Systems of concepts and their extraction from text

A method that could be used to populate, or more accurately to seed, terminology collections, and subsequently to seed models of specific domains, latterly called ontologies, is proposed, demonstrated and evaluated based on analysis of text collections, and with reference to recent work in international standards for terminology. The activity of populating ontologies is referred to elsewhere as ontology learning. Ontologies are considered by some as vital to the development of the Semantic Web and its Grid counterpart, and to the development of the emerging, yet elusive, "Knowledge Grids". Results of this work could be used to support activities of terminologists, document managers, developers of intelligent systems, and other language researchers. The research investigates the population of knowledge bases with systems of concepts extracted from texts in arbitrary domains. Such population is normally undertaken manually by domain experts. The method relies on identifying evidence of key domain concepts, expressed through terms used in place of these concepts, in the definition of these concepts and to express relationships between concepts.
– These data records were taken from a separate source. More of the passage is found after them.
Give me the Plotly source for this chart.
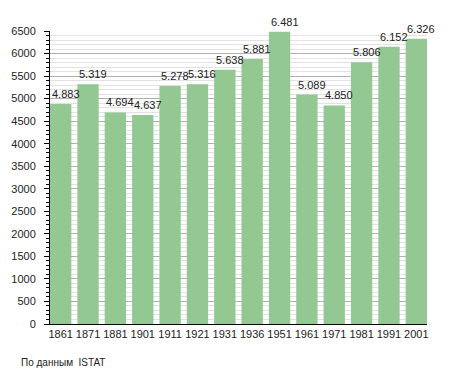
import plotly.graph_objects as go

years = ["1861", "1871", "1881", "1901", "1911", "1921", "1931", "1936",
         "1951", "1961", "1971", "1981", "1991", "2001"]
population = [4883, 5319, 4694, 4637, 5278, 5316, 5638, 5881,
              6481, 5089, 4850, 5806, 6152, 6326]
labels = [f"{v // 1000}.{v % 1000:03d}" for v in population]
y_ticks = list(range(0, 6501, 500))
source_note = "По данным  ISTAT"

BAR_W = 0.78
idx = list(range(len(years)))

fig = go.Figure()
fig.add_trace(go.Bar(
    x=idx, y=population, marker=dict(color="#93c893", line=dict(width=0)),
    width=BAR_W, hoverinfo="skip",
))

annotations = [
    dict(x=i, y=v, text=t, xref="x", yref="y", xanchor="left", yanchor="bottom",
         xshift=-11, yshift=2, showarrow=False, font=dict(size=11, color="#222"))
    for i, v, t in zip(idx, population, labels)
]
annotations.append(dict(text=source_note, xref="paper", yref="paper",
                        x=-0.083, y=-0.13, xanchor="left", yanchor="middle",
                        showarrow=False, font=dict(size=10, color="#222")))

fig.update_layout(
    width=447, height=365,
    margin=dict(l=42, r=28, t=23, b=49),
    paper_bgcolor="white", plot_bgcolor="white",
    font=dict(family="Liberation Sans, Arial, sans-serif", size=11, color="#222"),
    showlegend=False,
    xaxis=dict(range=[-0.39, 13.39], tickvals=idx, ticktext=years, showline=True,
               linecolor="black", linewidth=1, ticks="", showgrid=False,
               zeroline=False, tickfont=dict(size=11), automargin=False),
    yaxis=dict(range=[0, 6500], tickvals=y_ticks, showline=True, linecolor="black",
               linewidth=1, ticks="outside", ticklen=5, tickcolor="black",
               ticklabelstandoff=6, automargin=False,
               showgrid=True, gridcolor="#b0b0b0", gridwidth=1, zeroline=False,
               minor=dict(dtick=100, showgrid=True, gridcolor="#e2e2e2",
                          ticks="outside", ticklen=3, tickcolor="black"),
               tickfont=dict(size=11)),
    annotations=annotations,
)

fig.write_html("out.html")
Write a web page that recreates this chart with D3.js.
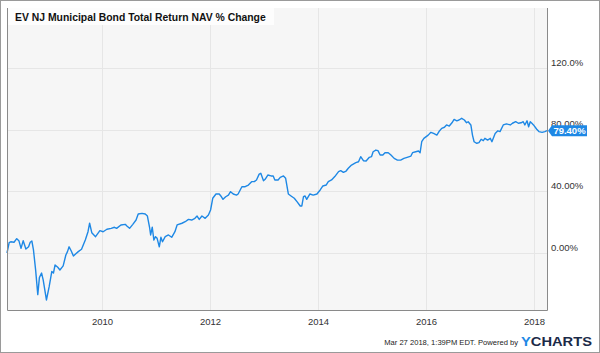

The work presented may contribute to the Semantic Web and related initiatives by helping to overcome the well-documented and unsolved AI problem of producing an initial model of an arbitrary specialist domain from background resources without significant hand-crafting effort and involvement of a domain expert: the so-called "Knowledge Acquisition Bottleneck". This bottleneck is usually overcome through extensive interactions with domain experts, involving a number of expert interviews. The research explores issues of terminology extraction from domain texts, the need for and use of knowledge representation, and the means by which terminology extraction and knowledge representation can be combined with international standards for terminology to produce such an initial model of an arbitrary specialist domain. The result of applying the presented method, the initial domain model, can be validated by domain experts, reducing the need for expert involvement in the creation of this model.